この作品は、ライトが故郷の友人とたまたま付き合って誕生した。英文学を専攻後、演出とPD、脚本家、作曲家として活動していた彼は、ある日、酒を飲んでいる時、「今ある3階建てのパブが、間もなく廃業する」という話を聞いた。どうせ閉店するところであれば、なんでもやってみようという気がして、普段はなかなか挑戦できない実験劇を思い出した。酒と楽しみがあふれるパブの特性を生かすために、劇のメインテーマは古典「グレートギャツビー」を選んだ。

「間もなく潰れる店だったので、建物を無料で使うことができたおかげです、ハハ。作業に取り掛かった後、私たちが下した結論は、客席に静かに座って拍手だけをする伝統的な公演観覧は『本物』のコミュニケーション方式とは大きな違いがあるということです。友人と会話するときは、じっと聞いてばかりいますか?」

「グレート…」は、その生まれから正式な公演場でスタートしたものではないだけに、韓国でも4階建ての博物館であるグレヴァンミュージアムを選んだ。
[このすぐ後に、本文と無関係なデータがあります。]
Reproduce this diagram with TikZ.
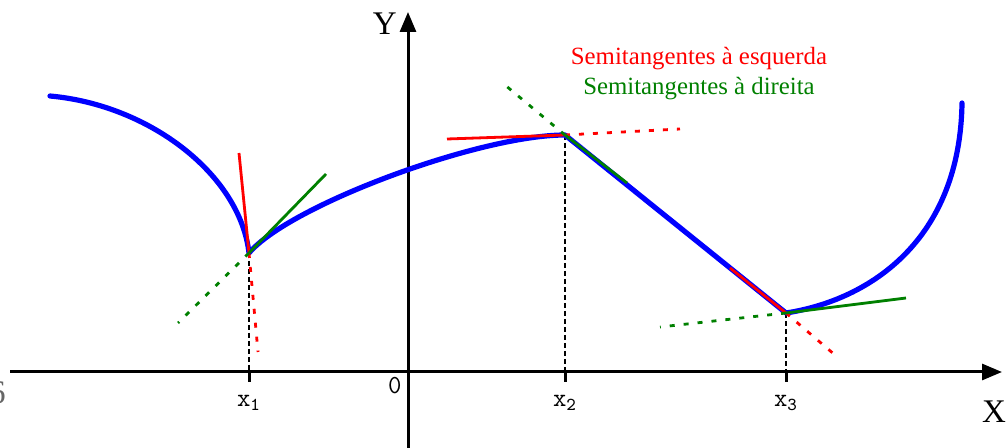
\documentclass[tikz,border=0pt]{standalone}
\usepackage{fontspec}
\setmainfont{Liberation Serif}
\usetikzlibrary{arrows.meta}
\definecolor{blue}{HTML}{0000FF}
\definecolor{red}{HTML}{FF0000}
\definecolor{green}{HTML}{008000}

\begin{document}
\begin{tikzpicture}[x=0.5pt,y=-0.5pt,axis/.style={line width=1.5pt,-{Triangle[length=10pt,width=8pt]}},graph/.style={blue,line width=2.6pt,line join=round,line cap=round},semi/.style={line width=1.4pt},semidot/.style={line width=1.4pt,dash pattern=on 2.5pt off 4.5pt},guide/.style={line width=1.4pt,dash pattern=on 2.5pt off 1.5pt},tick/.style={font=\ttfamily\fontsize{13}{14}\selectfont,inner sep=1pt},axlabel/.style={font=\fontsize{16.5}{18}\selectfont,inner sep=0pt},note/.style={font=\fontsize{12.4}{14}\selectfont,inner sep=0pt}]
 \useasboundingbox (0,0) rectangle (1007,448);
 \coordinate (O) at (408,372);
 \coordinate (xs) at (10,372);
 \coordinate (xe) at (1002,372);
 \coordinate (ys) at (408,448);
 \coordinate (ye) at (408,12);
 \coordinate (p1) at (249,253);
 \coordinate (p2) at (565,135);
 \coordinate (p3) at (786,313);
 \draw[axis] (xs)--(xe);
 \draw[axis] (ys)--(ye);
 \foreach \p/\i in {p1/1,p2/2,p3/3}{
  \draw[guide] (\p)--(\p |- O);
  \draw[line width=1.5pt] (\p |- O)--++(0,10) node[tick,below=5pt] (tick\i) {x\textsubscript{\i}};
 }
 \node[tick,anchor=north east] (zero) at (404,375) {0};
 \node[axlabel,anchor=east] (ylabel) at (397,24) {Y};
 \node[axlabel] (xlabel) at (994,412) {X};
 \node[axlabel,text=black!60,anchor=east] (cut) at (6,393) {6};
 \draw[graph] (50,96) .. controls (150,105) and (240,175) .. (p1) .. controls (290,205) and (480,135) .. (p2) -- (p3) .. controls (870,300) and (960,240) .. (962,103);
 \coordinate (e1) at (239,153);
 \coordinate (e1d) at (258,352);
 \coordinate (d1) at (326,174);
 \coordinate (d1d) at (178,323);
 \coordinate (e2) at (447,139);
 \coordinate (e2d) at (680,129);
 \coordinate (d2) at (627,183);
 \coordinate (d2d) at (505,85);
 \coordinate (e3) at (730,268);
 \coordinate (e3d) at (835,355);
 \coordinate (d3) at (906,298);
 \coordinate (d3d) at (660,327);
 \foreach \i in {1,2,3}{
  \draw[semi,red] (p\i)--(e\i);
  \draw[semidot,red] (p\i)--(e\i d);
  \draw[semi,green] (p\i)--(d\i);
  \draw[semidot,green] (p\i)--(d\i d);
 }
 \node[note,text=red] (esquerda) at (699,59) {Semitangentes à esquerda};
 \node[note,text=green] (direita) at (699,89) {Semitangentes à direita};
\end{tikzpicture}
\end{document}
俳優や観客の動線が複雑なので、会場の特性に応じて劇を展開するのは決して容易ではないようだ。

「会場を移すたびに、劇は全く新しい作品になります。ソウル公演会場は、4層構造で様々な空間があるので活用度が高いのです。通路は円形構造で、観客が歩き回っても結局一か所に簡単に集まる特性があります。パーティーに『ぴったり』です」

スペースの構想と活用に精通しているライトにとって、難関は他にあった。韓国語だった。英語圏の国では、小説原作の英語のセリフをそのまま生かした。ところが韓国で使う翻訳セリフは、タメ口と敬語が存在してニュアンスの違いが相当なものだった。彼は、「ギャツビーが観客に敬語を使うか、タメ口を使うかについて今も悩んでいる」と笑った。

ライトは、英国と同様に韓国公演も観客に「フォーマルドレスコード」を勧める方針だ。他の国の公演も、一部の観光客を除けば90%以上が、靴とスーツをきちんとこなして来るという。彼は、「観客と俳優が共に同じ時空間の中に旅立つ体験を提供したい」とし、「自宅で盛装して出た瞬間から、観客はすでに劇の一部になる旅を始めたことになる」と話した。

しかし、なぜか言葉を濁したライトは、結局一言を付け加えた。

「グレートギャツビーは、伝統的な公演会場の権威的行動規範や格式を克服しようとする作品です。ところが、いざ自分の公演でドレスコードを要求するとは思わなかったんですね。ハハ」

12月21日から来年2月28日まで、ソウル中区(チュング)のグレヴァンミュージアム。全席7万7000ウォン。17歳以上。